▶ Data shown:

- - - - -

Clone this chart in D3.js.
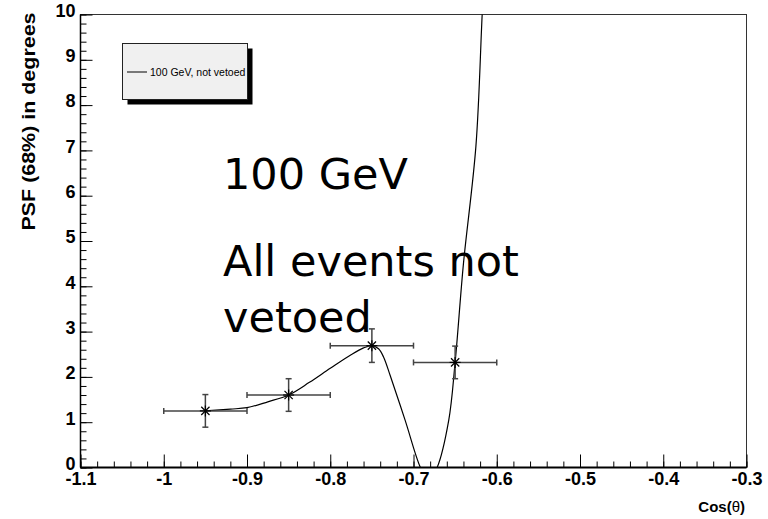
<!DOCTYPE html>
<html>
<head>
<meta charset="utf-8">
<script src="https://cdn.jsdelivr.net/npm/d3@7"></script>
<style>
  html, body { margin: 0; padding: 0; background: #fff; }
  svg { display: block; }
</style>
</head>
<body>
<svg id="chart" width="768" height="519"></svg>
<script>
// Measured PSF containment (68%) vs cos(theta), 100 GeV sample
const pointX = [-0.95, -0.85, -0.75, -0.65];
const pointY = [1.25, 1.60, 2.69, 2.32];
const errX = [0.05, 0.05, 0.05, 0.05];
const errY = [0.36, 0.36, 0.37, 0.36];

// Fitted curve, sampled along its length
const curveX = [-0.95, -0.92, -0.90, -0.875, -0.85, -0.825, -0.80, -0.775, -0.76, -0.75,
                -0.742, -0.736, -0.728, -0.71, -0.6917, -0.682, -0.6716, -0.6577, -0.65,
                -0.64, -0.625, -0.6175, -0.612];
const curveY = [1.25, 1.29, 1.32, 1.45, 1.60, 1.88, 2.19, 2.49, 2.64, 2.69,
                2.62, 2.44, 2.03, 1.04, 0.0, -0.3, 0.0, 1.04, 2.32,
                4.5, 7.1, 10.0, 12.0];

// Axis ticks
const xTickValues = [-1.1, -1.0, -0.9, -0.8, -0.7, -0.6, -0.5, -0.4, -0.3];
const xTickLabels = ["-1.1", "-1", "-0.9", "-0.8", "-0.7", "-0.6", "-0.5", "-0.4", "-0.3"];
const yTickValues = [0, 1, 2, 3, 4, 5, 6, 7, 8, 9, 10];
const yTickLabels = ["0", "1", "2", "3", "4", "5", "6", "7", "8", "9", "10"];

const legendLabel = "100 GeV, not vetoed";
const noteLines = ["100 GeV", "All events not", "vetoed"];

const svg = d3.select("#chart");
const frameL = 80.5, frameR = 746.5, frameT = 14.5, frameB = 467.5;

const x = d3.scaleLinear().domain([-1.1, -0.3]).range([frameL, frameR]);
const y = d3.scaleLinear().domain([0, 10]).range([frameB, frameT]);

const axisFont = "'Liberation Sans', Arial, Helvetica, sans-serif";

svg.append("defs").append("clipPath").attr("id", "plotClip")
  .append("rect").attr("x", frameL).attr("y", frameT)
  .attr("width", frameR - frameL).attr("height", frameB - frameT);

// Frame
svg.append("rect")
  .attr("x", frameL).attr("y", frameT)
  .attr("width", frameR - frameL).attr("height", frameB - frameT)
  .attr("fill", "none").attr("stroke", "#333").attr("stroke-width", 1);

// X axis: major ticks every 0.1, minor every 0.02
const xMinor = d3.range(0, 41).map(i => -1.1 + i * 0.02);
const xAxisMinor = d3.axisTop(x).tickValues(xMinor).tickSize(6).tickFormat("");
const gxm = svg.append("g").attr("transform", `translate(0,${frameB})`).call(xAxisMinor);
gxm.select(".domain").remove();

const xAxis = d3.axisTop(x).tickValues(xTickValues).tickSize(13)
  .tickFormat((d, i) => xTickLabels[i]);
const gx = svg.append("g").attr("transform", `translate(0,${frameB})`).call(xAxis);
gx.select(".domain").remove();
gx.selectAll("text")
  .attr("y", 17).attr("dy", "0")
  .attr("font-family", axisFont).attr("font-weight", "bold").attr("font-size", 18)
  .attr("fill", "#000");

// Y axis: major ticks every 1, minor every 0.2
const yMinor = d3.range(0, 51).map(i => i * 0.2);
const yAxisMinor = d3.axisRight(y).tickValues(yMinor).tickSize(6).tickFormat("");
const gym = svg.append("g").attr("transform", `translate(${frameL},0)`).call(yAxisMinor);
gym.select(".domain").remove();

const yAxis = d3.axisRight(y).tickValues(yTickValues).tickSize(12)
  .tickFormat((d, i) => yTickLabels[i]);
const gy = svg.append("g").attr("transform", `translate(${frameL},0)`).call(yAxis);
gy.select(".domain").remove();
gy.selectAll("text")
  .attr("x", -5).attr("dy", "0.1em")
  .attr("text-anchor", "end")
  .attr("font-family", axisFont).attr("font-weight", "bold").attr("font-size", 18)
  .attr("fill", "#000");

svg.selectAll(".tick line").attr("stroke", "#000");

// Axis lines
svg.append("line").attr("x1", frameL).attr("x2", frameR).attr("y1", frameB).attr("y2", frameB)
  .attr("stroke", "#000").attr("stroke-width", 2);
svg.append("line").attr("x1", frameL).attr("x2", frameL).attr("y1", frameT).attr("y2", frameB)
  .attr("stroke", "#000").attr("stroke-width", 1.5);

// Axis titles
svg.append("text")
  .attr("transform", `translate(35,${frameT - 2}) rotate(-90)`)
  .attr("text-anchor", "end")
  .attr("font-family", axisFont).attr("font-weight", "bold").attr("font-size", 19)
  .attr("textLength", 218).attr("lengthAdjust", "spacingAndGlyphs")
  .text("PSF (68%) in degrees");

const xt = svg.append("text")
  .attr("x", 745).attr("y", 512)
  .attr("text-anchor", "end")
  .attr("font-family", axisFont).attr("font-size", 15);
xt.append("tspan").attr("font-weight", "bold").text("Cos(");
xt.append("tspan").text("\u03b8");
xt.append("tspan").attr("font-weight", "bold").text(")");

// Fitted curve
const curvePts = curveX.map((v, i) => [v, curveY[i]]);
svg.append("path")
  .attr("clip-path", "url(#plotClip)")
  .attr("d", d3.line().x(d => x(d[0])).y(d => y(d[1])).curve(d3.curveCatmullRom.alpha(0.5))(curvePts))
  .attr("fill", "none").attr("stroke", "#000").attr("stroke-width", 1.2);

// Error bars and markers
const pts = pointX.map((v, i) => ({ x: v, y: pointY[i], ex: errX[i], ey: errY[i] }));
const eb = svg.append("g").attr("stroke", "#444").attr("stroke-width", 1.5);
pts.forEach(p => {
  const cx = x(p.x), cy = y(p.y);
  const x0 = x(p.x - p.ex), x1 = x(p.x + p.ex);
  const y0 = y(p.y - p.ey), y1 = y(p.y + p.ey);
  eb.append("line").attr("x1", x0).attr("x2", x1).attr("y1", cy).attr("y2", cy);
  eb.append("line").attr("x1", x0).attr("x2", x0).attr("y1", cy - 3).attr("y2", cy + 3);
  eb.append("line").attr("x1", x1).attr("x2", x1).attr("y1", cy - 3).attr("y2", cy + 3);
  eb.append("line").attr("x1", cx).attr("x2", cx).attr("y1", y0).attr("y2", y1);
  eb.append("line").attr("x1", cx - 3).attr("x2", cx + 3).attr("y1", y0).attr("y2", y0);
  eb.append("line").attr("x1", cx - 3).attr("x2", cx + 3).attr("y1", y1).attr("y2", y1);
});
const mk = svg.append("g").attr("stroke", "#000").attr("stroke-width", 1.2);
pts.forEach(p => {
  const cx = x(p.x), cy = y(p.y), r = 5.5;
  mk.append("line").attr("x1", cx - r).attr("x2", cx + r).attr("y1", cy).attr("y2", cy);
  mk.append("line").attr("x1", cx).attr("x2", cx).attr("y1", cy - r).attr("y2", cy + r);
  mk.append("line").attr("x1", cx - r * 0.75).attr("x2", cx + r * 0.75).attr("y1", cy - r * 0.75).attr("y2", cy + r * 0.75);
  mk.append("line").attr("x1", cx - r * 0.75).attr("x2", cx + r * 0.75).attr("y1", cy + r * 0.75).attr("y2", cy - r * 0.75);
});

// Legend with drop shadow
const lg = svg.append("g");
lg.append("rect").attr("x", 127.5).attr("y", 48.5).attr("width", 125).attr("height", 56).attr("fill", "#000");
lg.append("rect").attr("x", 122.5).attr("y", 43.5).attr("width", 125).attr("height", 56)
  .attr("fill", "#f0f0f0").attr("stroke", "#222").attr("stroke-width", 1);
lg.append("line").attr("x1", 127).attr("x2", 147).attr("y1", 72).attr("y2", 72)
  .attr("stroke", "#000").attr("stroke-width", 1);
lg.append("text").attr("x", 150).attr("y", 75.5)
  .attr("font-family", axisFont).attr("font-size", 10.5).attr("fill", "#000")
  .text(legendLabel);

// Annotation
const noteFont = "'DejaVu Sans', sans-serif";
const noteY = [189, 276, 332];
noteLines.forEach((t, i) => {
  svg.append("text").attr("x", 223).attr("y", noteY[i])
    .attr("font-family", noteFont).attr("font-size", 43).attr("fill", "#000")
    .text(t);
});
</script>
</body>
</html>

- - - - -

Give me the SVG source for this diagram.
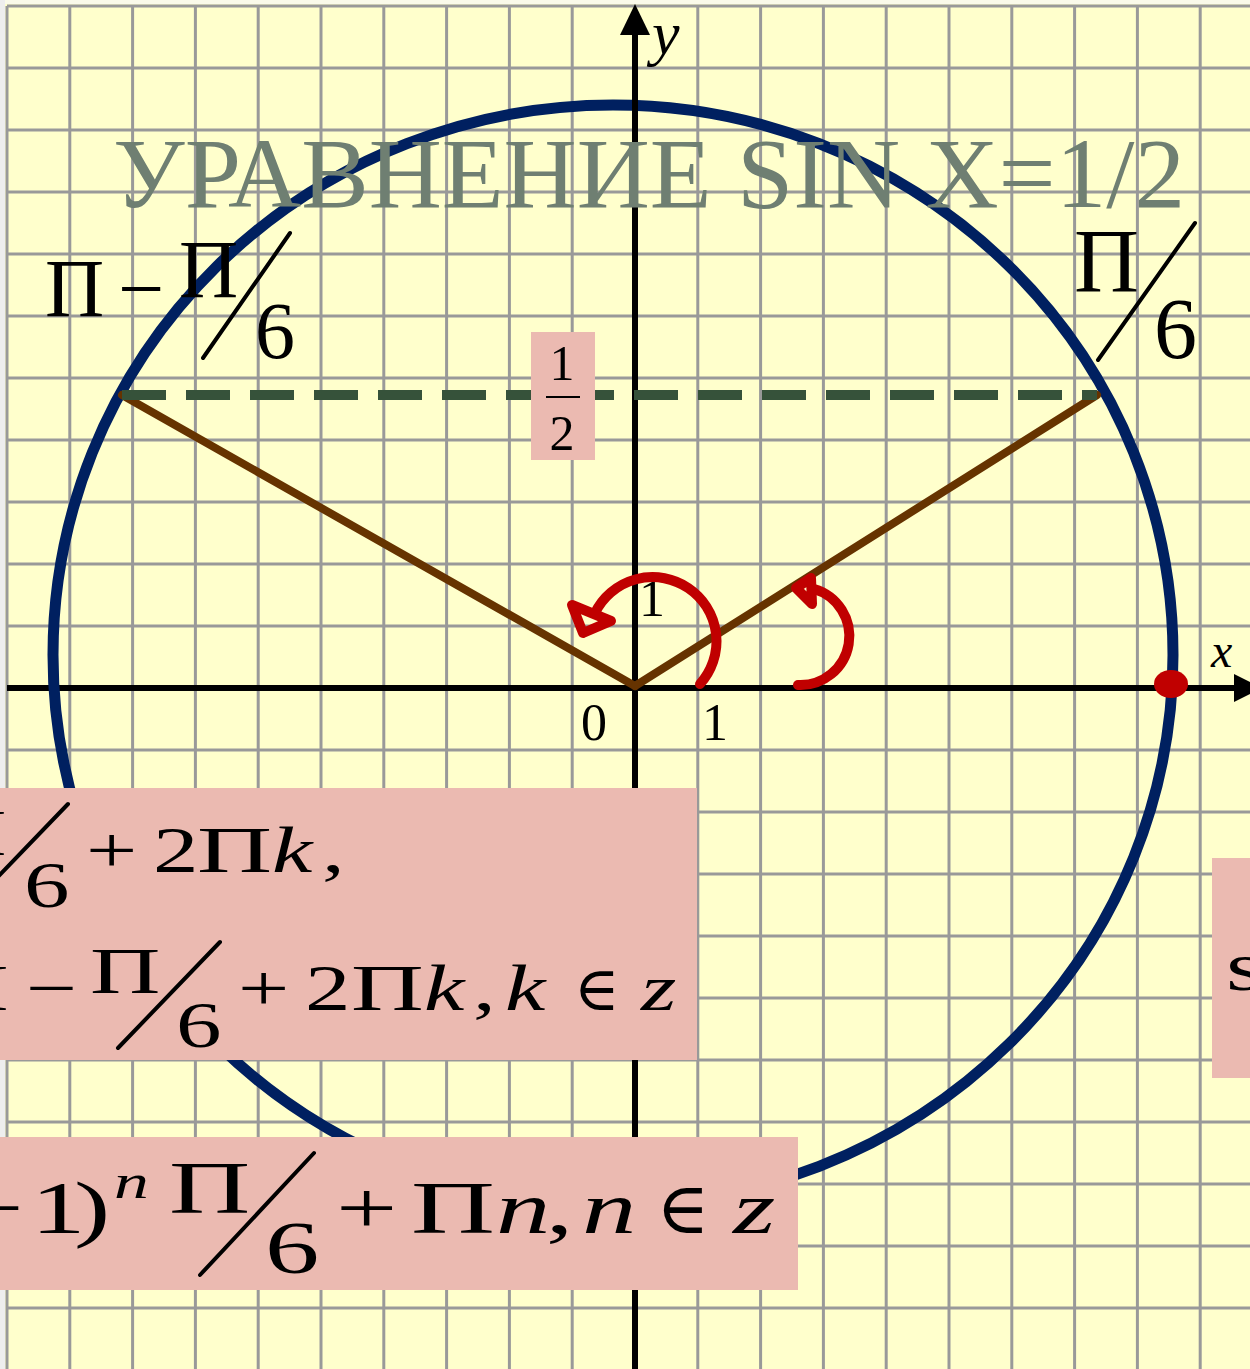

- - - - -

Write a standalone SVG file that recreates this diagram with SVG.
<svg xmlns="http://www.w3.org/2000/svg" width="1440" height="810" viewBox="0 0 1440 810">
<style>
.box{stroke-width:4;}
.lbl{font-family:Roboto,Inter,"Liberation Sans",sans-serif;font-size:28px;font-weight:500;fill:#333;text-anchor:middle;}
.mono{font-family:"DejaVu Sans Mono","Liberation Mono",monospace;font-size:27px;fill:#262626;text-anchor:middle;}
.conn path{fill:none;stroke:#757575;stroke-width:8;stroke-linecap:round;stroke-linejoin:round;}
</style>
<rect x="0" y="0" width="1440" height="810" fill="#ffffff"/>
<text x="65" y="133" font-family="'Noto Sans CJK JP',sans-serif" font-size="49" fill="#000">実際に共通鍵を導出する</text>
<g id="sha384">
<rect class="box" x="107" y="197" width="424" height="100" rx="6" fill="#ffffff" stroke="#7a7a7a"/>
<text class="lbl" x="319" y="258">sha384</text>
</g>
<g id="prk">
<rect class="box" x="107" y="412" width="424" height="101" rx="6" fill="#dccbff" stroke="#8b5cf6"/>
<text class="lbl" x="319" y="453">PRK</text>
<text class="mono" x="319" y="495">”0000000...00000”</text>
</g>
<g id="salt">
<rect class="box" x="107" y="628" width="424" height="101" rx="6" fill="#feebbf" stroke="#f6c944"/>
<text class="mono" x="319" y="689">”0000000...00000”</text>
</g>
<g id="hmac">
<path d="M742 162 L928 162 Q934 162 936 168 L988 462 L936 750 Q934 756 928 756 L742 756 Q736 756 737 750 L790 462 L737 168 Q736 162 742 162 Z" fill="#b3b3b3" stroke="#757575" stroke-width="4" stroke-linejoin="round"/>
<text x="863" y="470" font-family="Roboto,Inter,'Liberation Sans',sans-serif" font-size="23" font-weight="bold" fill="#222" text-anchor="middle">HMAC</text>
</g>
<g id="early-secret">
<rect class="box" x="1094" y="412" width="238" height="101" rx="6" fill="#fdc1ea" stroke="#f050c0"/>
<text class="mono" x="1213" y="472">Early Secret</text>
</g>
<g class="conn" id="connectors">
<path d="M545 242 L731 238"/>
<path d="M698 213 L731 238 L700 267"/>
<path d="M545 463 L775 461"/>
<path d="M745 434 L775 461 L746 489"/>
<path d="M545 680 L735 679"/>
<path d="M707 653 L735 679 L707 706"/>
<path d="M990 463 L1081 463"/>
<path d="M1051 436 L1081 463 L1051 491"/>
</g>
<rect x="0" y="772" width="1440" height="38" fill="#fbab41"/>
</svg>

- - - - -

▶ Brief:
Retype only the lines above from the one with "Clone this chart in D3.js." through the one with "const errY = [0.36, 0.36, 0.37, 0.36];", exactly and with both ends. Images stay out.

▶ Full answer:
Clone this chart in D3.js.
<!DOCTYPE html>
<html>
<head>
<meta charset="utf-8">
<script src="https://cdn.jsdelivr.net/npm/d3@7"></script>
<style>
  html, body { margin: 0; padding: 0; background: #fff; }
  svg { display: block; }
</style>
</head>
<body>
<svg id="chart" width="768" height="519"></svg>
<script>
// Measured PSF containment (68%) vs cos(theta), 100 GeV sample
const pointX = [-0.95, -0.85, -0.75, -0.65];
const pointY = [1.25, 1.60, 2.69, 2.32];
const errX = [0.05, 0.05, 0.05, 0.05];
const errY = [0.36, 0.36, 0.37, 0.36];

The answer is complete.